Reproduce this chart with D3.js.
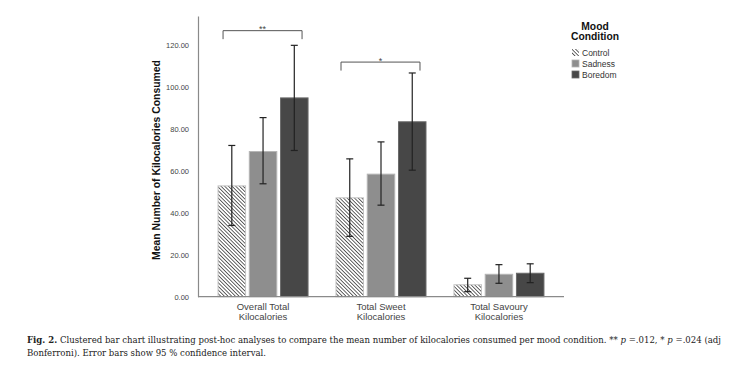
<!DOCTYPE html>
<html><head><meta charset="utf-8">
<script src="https://cdn.jsdelivr.net/npm/d3@7"></script>
<style>body{margin:0;background:#fff}svg{display:block}</style>
</head><body>
<svg id="c" width="756" height="365"></svg>
<script>
const categories = [["Overall Total","Kilocalories"],["Total Sweet","Kilocalories"],["Total Savoury","Kilocalories"]];
const series = ["Control","Sadness","Boredom"];
const means = [[52.9,69.3,94.9],[47.2,58.5,83.5],[5.7,10.7,11.2]];
const ciLow = [[34.0,53.9,69.8],[28.8,43.7,60.4],[2.4,6.4,6.7]];
const ciHigh = [[72.2,85.5,120.0],[65.8,73.9,106.8],[8.8,15.3,15.7]];
const yTicks = [0,20,40,60,80,100,120];
const brackets = [{cat:0, from:0, to:2, label:"**", level:127}, {cat:1, from:0, to:2, label:"*", level:112}];
const yTitle = "Mean Number of Kilocalories Consumed";
const legendTitle = ["Mood","Condition"];

const svg = d3.select("#c");
const defs = svg.append("defs");
const pat = defs.append("pattern").attr("id","hatch").attr("patternUnits","userSpaceOnUse")
  .attr("width",2.6).attr("height",2.6).attr("patternTransform","rotate(-45)");
pat.append("rect").attr("width",2.6).attr("height",2.6).attr("fill","#fff");
pat.append("line").attr("x1",0).attr("y1",0).attr("x2",0).attr("y2",2.6).attr("stroke","#333").attr("stroke-width",1.5);

const fills = ["url(#hatch)","#8e8e8e","#474747"];
const strokes = ["#c4c4c4","#b5b5b5","#6a6a6a"];

const y = d3.scaleLinear().domain([0,134]).range([296.7,16]);
const catIdx = categories.map((d,i)=>i);
const x0 = d3.scaleBand().domain(catIdx).range([198,564]).paddingInner(0.237).paddingOuter(0.17);
const x1 = d3.scaleBand().domain(series).range([0,x0.bandwidth()]).paddingInner(0.12);

// axes
const yAxis = d3.axisLeft(y).tickValues(yTicks).tickSize(0).tickPadding(9).tickFormat(d3.format(".2f"));
const gy = svg.append("g").attr("transform","translate(198,0)").call(yAxis);
gy.select(".domain").attr("stroke","#8a8a8a").attr("stroke-width",1.2);
gy.selectAll("text").attr("font-family","Liberation Sans, Arial").attr("font-size",7.5).attr("fill","#444");

// bars
catIdx.forEach(ci=>{
  const g = svg.append("g").attr("transform",`translate(${x0(ci)},0)`);
  series.forEach((s,si)=>{
    g.append("rect").attr("x",x1(s)).attr("y",y(means[ci][si]))
      .attr("width",x1.bandwidth()).attr("height",y(0)-y(means[ci][si]))
      .attr("fill",fills[si]).attr("stroke",strokes[si]).attr("stroke-width",1);
  });
  series.forEach((s,si)=>{
    const cx = x1(s)+x1.bandwidth()/2;
    g.append("line").attr("x1",cx).attr("x2",cx).attr("y1",y(ciLow[ci][si])).attr("y2",y(ciHigh[ci][si]))
      .attr("stroke","#222").attr("stroke-width",1.2);
    [ciLow[ci][si],ciHigh[ci][si]].forEach(v=>{
      g.append("line").attr("x1",cx-3.5).attr("x2",cx+3.5).attr("y1",y(v)).attr("y2",y(v))
        .attr("stroke","#222").attr("stroke-width",1.2);
    });
  });
});

// baseline
svg.append("line").attr("x1",198).attr("x2",564).attr("y1",y(0)).attr("y2",y(0)).attr("stroke","#8a8a8a").attr("stroke-width",1.2);

// x labels
catIdx.forEach(ci=>{
  const cx = x0(ci)+x0.bandwidth()/2;
  const t = svg.append("text").attr("x",cx).attr("y",310).attr("text-anchor","middle")
    .attr("font-family","Liberation Sans, Arial").attr("font-size",9.5).attr("fill","#444");
  categories[ci].forEach((l,li)=>t.append("tspan").attr("x",cx).attr("dy",li?10:0).text(l));
});

// brackets
brackets.forEach(b=>{
  const xa = x0(b.cat)+x1(series[b.from])+5;
  const xb = x0(b.cat)+x1(series[b.to])+x1.bandwidth()-6;
  const yt = y(b.level);
  svg.append("path").attr("d",`M${xa},${yt+8.5}V${yt}H${xb}V${yt+8.5}`).attr("fill","none")
    .attr("stroke","#555").attr("stroke-width",1);
  svg.append("text").attr("x",(xa+xb)/2).attr("y",yt+1.5).attr("text-anchor","middle")
    .attr("font-family","Liberation Sans, Arial").attr("font-size",9).attr("fill","#444").text(b.label);
});

// y title
svg.append("text").attr("transform","translate(160,160) rotate(-90)").attr("text-anchor","middle")
  .attr("font-family","Liberation Sans, Arial").attr("font-weight","bold").attr("font-size",10.4).attr("fill","#111").text(yTitle);

// legend
legendTitle.forEach((t,i)=>svg.append("text").attr("x",595).attr("y",29.5+i*10.5).attr("text-anchor","middle")
  .attr("font-family","Liberation Sans, Arial").attr("font-weight","bold").attr("font-size",10.3).attr("fill","#111").text(t));
series.forEach((s,si)=>{
  const yy = 49+si*11;
  svg.append("rect").attr("x",572).attr("y",yy).attr("width",7).attr("height",7)
    .attr("fill",fills[si]).attr("stroke",si?strokes[si]:"none").attr("stroke-width",si?0.8:0);
  svg.append("text").attr("x",582).attr("y",yy+6.5).attr("font-family","Liberation Sans, Arial")
    .attr("font-size",8.5).attr("fill","#333").text(s);
});

// caption
const capFont = "DejaVu Serif, Georgia, serif";
const cap = svg.append("text").attr("x",27).attr("y",343).attr("font-family",capFont)
  .attr("font-size",9).attr("fill","#222");
cap.append("tspan").attr("font-weight","bold").text("Fig. 2.");
cap.append("tspan").text(" Clustered bar chart illustrating post-hoc analyses to compare the mean number of kilocalories consumed per mood condition. ** ");
cap.append("tspan").attr("font-style","italic").text("p");
cap.append("tspan").text(" =.012, * ");
cap.append("tspan").attr("font-style","italic").text("p");
cap.append("tspan").text(" =.024 (adj");
const cap2 = svg.append("text").attr("x",27).attr("y",356).attr("font-family",capFont)
  .attr("font-size",9).attr("fill","#222").text("Bonferroni). Error bars show 95 % confidence interval.");
// fit first line to the width of the printed caption
const w = cap.node().getComputedTextLength();
const fs = 9*695/w;
cap.attr("font-size",fs); cap2.attr("font-size",fs);
</script>
</body></html>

• _PROBLEM TO WORK ON_
Copy the material above in full and exactly, skipping pictures.

• _RESULT OF THIS EXERCISE_
Reproduce this chart with D3.js.
<!DOCTYPE html>
<html><head><meta charset="utf-8">
<script src="https://cdn.jsdelivr.net/npm/d3@7"></script>
<style>body{margin:0;background:#fff}svg{display:block}</style>
</head><body>
<svg id="c" width="756" height="365"></svg>
<script>
const categories = [["Overall Total","Kilocalories"],["Total Sweet","Kilocalories"],["Total Savoury","Kilocalories"]];
const series = ["Control","Sadness","Boredom"];
const means = [[52.9,69.3,94.9],[47.2,58.5,83.5],[5.7,10.7,11.2]];
const ciLow = [[34.0,53.9,69.8],[28.8,43.7,60.4],[2.4,6.4,6.7]];
const ciHigh = [[72.2,85.5,120.0],[65.8,73.9,106.8],[8.8,15.3,15.7]];
const yTicks = [0,20,40,60,80,100,120];
const brackets = [{cat:0, from:0, to:2, label:"**", level:127}, {cat:1, from:0, to:2, label:"*", level:112}];
const yTitle = "Mean Number of Kilocalories Consumed";
const legendTitle = ["Mood","Condition"];

const svg = d3.select("#c");
const defs = svg.append("defs");
const pat = defs.append("pattern").attr("id","hatch").attr("patternUnits","userSpaceOnUse")
  .attr("width",2.6).attr("height",2.6).attr("patternTransform","rotate(-45)");
pat.append("rect").attr("width",2.6).attr("height",2.6).attr("fill","#fff");
pat.append("line").attr("x1",0).attr("y1",0).attr("x2",0).attr("y2",2.6).attr("stroke","#333").attr("stroke-width",1.5);

const fills = ["url(#hatch)","#8e8e8e","#474747"];
const strokes = ["#c4c4c4","#b5b5b5","#6a6a6a"];

const y = d3.scaleLinear().domain([0,134]).range([296.7,16]);
const catIdx = categories.map((d,i)=>i);
const x0 = d3.scaleBand().domain(catIdx).range([198,564]).paddingInner(0.237).paddingOuter(0.17);
const x1 = d3.scaleBand().domain(series).range([0,x0.bandwidth()]).paddingInner(0.12);

// axes
const yAxis = d3.axisLeft(y).tickValues(yTicks).tickSize(0).tickPadding(9).tickFormat(d3.format(".2f"));
const gy = svg.append("g").attr("transform","translate(198,0)").call(yAxis);
gy.select(".domain").attr("stroke","#8a8a8a").attr("stroke-width",1.2);
gy.selectAll("text").attr("font-family","Liberation Sans, Arial").attr("font-size",7.5).attr("fill","#444");

// bars
catIdx.forEach(ci=>{
  const g = svg.append("g").attr("transform",`translate(${x0(ci)},0)`);
  series.forEach((s,si)=>{
    g.append("rect").attr("x",x1(s)).attr("y",y(means[ci][si]))
      .attr("width",x1.bandwidth()).attr("height",y(0)-y(means[ci][si]))
      .attr("fill",fills[si]).attr("stroke",strokes[si]).attr("stroke-width",1);
  });
  series.forEach((s,si)=>{
    const cx = x1(s)+x1.bandwidth()/2;
    g.append("line").attr("x1",cx).attr("x2",cx).attr("y1",y(ciLow[ci][si])).attr("y2",y(ciHigh[ci][si]))
      .attr("stroke","#222").attr("stroke-width",1.2);
    [ciLow[ci][si],ciHigh[ci][si]].forEach(v=>{
      g.append("line").attr("x1",cx-3.5).attr("x2",cx+3.5).attr("y1",y(v)).attr("y2",y(v))
        .attr("stroke","#222").attr("stroke-width",1.2);
    });
  });
});

// baseline
svg.append("line").attr("x1",198).attr("x2",564).attr("y1",y(0)).attr("y2",y(0)).attr("stroke","#8a8a8a").attr("stroke-width",1.2);

// x labels
catIdx.forEach(ci=>{
  const cx = x0(ci)+x0.bandwidth()/2;
  const t = svg.append("text").attr("x",cx).attr("y",310).attr("text-anchor","middle")
    .attr("font-family","Liberation Sans, Arial").attr("font-size",9.5).attr("fill","#444");
  categories[ci].forEach((l,li)=>t.append("tspan").attr("x",cx).attr("dy",li?10:0).text(l));
});

// brackets
brackets.forEach(b=>{
  const xa = x0(b.cat)+x1(series[b.from])+5;
  const xb = x0(b.cat)+x1(series[b.to])+x1.bandwidth()-6;
  const yt = y(b.level);
  svg.append("path").attr("d",`M${xa},${yt+8.5}V${yt}H${xb}V${yt+8.5}`).attr("fill","none")
    .attr("stroke","#555").attr("stroke-width",1);
  svg.append("text").attr("x",(xa+xb)/2).attr("y",yt+1.5).attr("text-anchor","middle")
    .attr("font-family","Liberation Sans, Arial").attr("font-size",9).attr("fill","#444").text(b.label);
});

// y title
svg.append("text").attr("transform","translate(160,160) rotate(-90)").attr("text-anchor","middle")
  .attr("font-family","Liberation Sans, Arial").attr("font-weight","bold").attr("font-size",10.4).attr("fill","#111").text(yTitle);

// legend
legendTitle.forEach((t,i)=>svg.append("text").attr("x",595).attr("y",29.5+i*10.5).attr("text-anchor","middle")
  .attr("font-family","Liberation Sans, Arial").attr("font-weight","bold").attr("font-size",10.3).attr("fill","#111").text(t));
series.forEach((s,si)=>{
  const yy = 49+si*11;
  svg.append("rect").attr("x",572).attr("y",yy).attr("width",7).attr("height",7)
    .attr("fill",fills[si]).attr("stroke",si?strokes[si]:"none").attr("stroke-width",si?0.8:0);
  svg.append("text").attr("x",582).attr("y",yy+6.5).attr("font-family","Liberation Sans, Arial")
    .attr("font-size",8.5).attr("fill","#333").text(s);
});

// caption
const capFont = "DejaVu Serif, Georgia, serif";
const cap = svg.append("text").attr("x",27).attr("y",343).attr("font-family",capFont)
  .attr("font-size",9).attr("fill","#222");
cap.append("tspan").attr("font-weight","bold").text("Fig. 2.");
cap.append("tspan").text(" Clustered bar chart illustrating post-hoc analyses to compare the mean number of kilocalories consumed per mood condition. ** ");
cap.append("tspan").attr("font-style","italic").text("p");
cap.append("tspan").text(" =.012, * ");
cap.append("tspan").attr("font-style","italic").text("p");
cap.append("tspan").text(" =.024 (adj");
const cap2 = svg.append("text").attr("x",27).attr("y",356).attr("font-family",capFont)
  .attr("font-size",9).attr("fill","#222").text("Bonferroni). Error bars show 95 % confidence interval.");
// fit first line to the width of the printed caption
const w = cap.node().getComputedTextLength();
const fs = 9*695/w;
cap.attr("font-size",fs); cap2.attr("font-size",fs);
</script>
</body></html>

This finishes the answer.